Akademik Veri Yönetim Sistemi
Journal of Energy Storage, cilt.132, 2025 (SCI-Expanded)
Advanced phase change materials (PCMs) play a critical role in enhancing the efficiency of thermal energy storage (TES) systems.In this study, a non-leaching composite PCM was developed by impregnating palmityl alcohol (PAL) into a hybrid structure composed of cellulose aerogel (CAG), derived from blueberry plant waste, and expanded graphite (EG). The microstructure, chemical composition, latent heat storage (LHS) properties and thermal stability of the seepage-free CAG/PAL/EG composite PCM were characterized by DSC (differential scanning calorimetry), FTIR (Fourier-transform infrared spectroscopy), TGA (thermogravimetric analysis), and thermal conductivity (TC) measurements. The composite PCM showed no leakage during the solid–liquid phase transition when the PAL PCM loading was maximum 50 % rate in the presence of 10 % EG. CAG/PAL(50 %)/EG(10 %) composite showed the highest latent heat storage (LHS) capacity with 147.1 J/g melting enthalpy and 146.3 J/g freezing enthalpy.
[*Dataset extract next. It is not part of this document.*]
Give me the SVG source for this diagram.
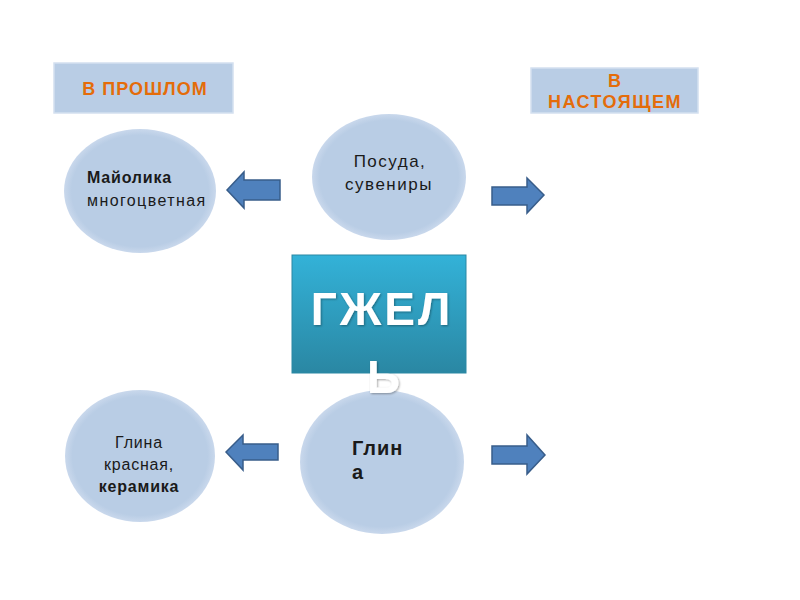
<svg xmlns="http://www.w3.org/2000/svg" width="800" height="600" viewBox="0 0 800 600">
<defs>
<linearGradient id="teal" x1="0" y1="0" x2="0" y2="1">
<stop offset="0" stop-color="#33b2d8"/>
<stop offset="1" stop-color="#2a87a3"/>
</linearGradient>
<radialGradient id="ell" cx="0.5" cy="0.5" r="0.5">
<stop offset="0.9" stop-color="#b9cde5"/>
<stop offset="1" stop-color="#c9d8ec"/>
</radialGradient>
<filter id="sh" x="-20%" y="-20%" width="140%" height="140%">
<feDropShadow dx="1" dy="1" stdDeviation="1.2" flood-color="#000000" flood-opacity="0.35"/>
</filter>
</defs>
<style>
.lbl{fill:#b9cde5;stroke:#d4e0ef;stroke-width:1.5}
.lt{font-family:"Liberation Sans",Arial,sans-serif;font-weight:bold;font-size:18px;fill:#e46c0a;text-anchor:middle;letter-spacing:1px}
.el{fill:url(#ell)}
.t{font-family:"Liberation Sans",Arial,sans-serif;font-size:16px;fill:#1a1a1a;letter-spacing:0.8px}
.b{font-weight:bold}
.arr{fill:#4f81bd;stroke:#385d8a;stroke-width:1.5}
.big{font-family:"Liberation Sans",Arial,sans-serif;font-weight:bold;font-size:46px;fill:#ffffff;letter-spacing:3px;filter:url(#sh)}
</style>
<rect width="800" height="600" fill="#ffffff"/>
<g id="past">
<rect class="lbl" x="54" y="63" width="179" height="50"/>
<text class="lt" x="145" y="95">В ПРОШЛОМ</text>
</g>
<g id="present">
<rect class="lbl" x="531" y="68" width="167" height="45"/>
<text class="lt" x="615" y="87">В</text>
<text class="lt" x="615" y="108" style="letter-spacing:1.5px">НАСТОЯЩЕМ</text>
</g>
<g id="maiolika">
<ellipse class="el" cx="140" cy="191" rx="76" ry="62"/>
<text class="t b" x="87" y="183">Майолика</text>
<text class="t" x="87" y="206" style="letter-spacing:1.4px">многоцветная</text>
</g>
<g id="posuda">
<ellipse class="el" cx="389" cy="177" rx="77" ry="63"/>
<text class="t" x="390" y="167" text-anchor="middle" style="font-size:17px;letter-spacing:1.5px">Посуда,</text>
<text class="t" x="389" y="190" text-anchor="middle" style="font-size:17px;letter-spacing:1.5px">сувениры</text>
</g>
<g id="glina-red">
<ellipse class="el" cx="140" cy="456" rx="75" ry="66"/>
<text class="t" x="139" y="448" text-anchor="middle">Глина</text>
<text class="t" x="139" y="470" text-anchor="middle">красная,</text>
<text class="t b" x="139" y="492" text-anchor="middle">керамика</text>
</g>
<g id="glina">
<ellipse class="el" cx="382" cy="462" rx="82" ry="72"/>
<text class="t b" x="352" y="455" style="font-size:20px;letter-spacing:1px">Глин</text>
<text class="t b" x="352" y="479" style="font-size:20px">а</text>
</g>
<g id="gzhel">
<rect x="292" y="255" width="174" height="118" fill="url(#teal)" stroke="#2a88a4" stroke-width="1"/>
<text class="big" x="382" y="325" text-anchor="middle">ГЖЕЛ</text>
<text class="big" x="385" y="393" text-anchor="middle">Ь</text>
</g>
<g id="connectors">
<polygon class="arr" points="227,190 244,172 244,180 280,180 280,200 244,200 244,208"/>
<polygon class="arr" points="492,187 527,187 527,178 544,195 527,213 527,205 492,205"/>
<polygon class="arr" points="226,452 243,435 243,444 278,444 278,460 243,460 243,470"/>
<polygon class="arr" points="492,446 527,446 527,435 545,455 527,474 527,464 492,464"/>
</g>
</svg>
The addition of EG to the CAG significantly enhanced the thermal conductivity (TC) by 152.9 % and also increased the enthalpy values of the final composite. FTIR results confirmed the physical adsorption of PAL in the pores of CAG. TGA and cycling test results demonstrated that CAG/PAL/EG composite had high thermal stability and excellent thermal reliability over 600 cycles. The synthesized CAG/PAL/EG composite shows promise as a PCM for thermal management in battery units, electronic devices, photovoltaic systems, food drying systems, and waste heat storage and release applications. Furthermore, the usage of CAG in production of seepage-free PCM presents environmental benefit such as disposal of wastes resulting from the pruning of cellulose-based woody plants.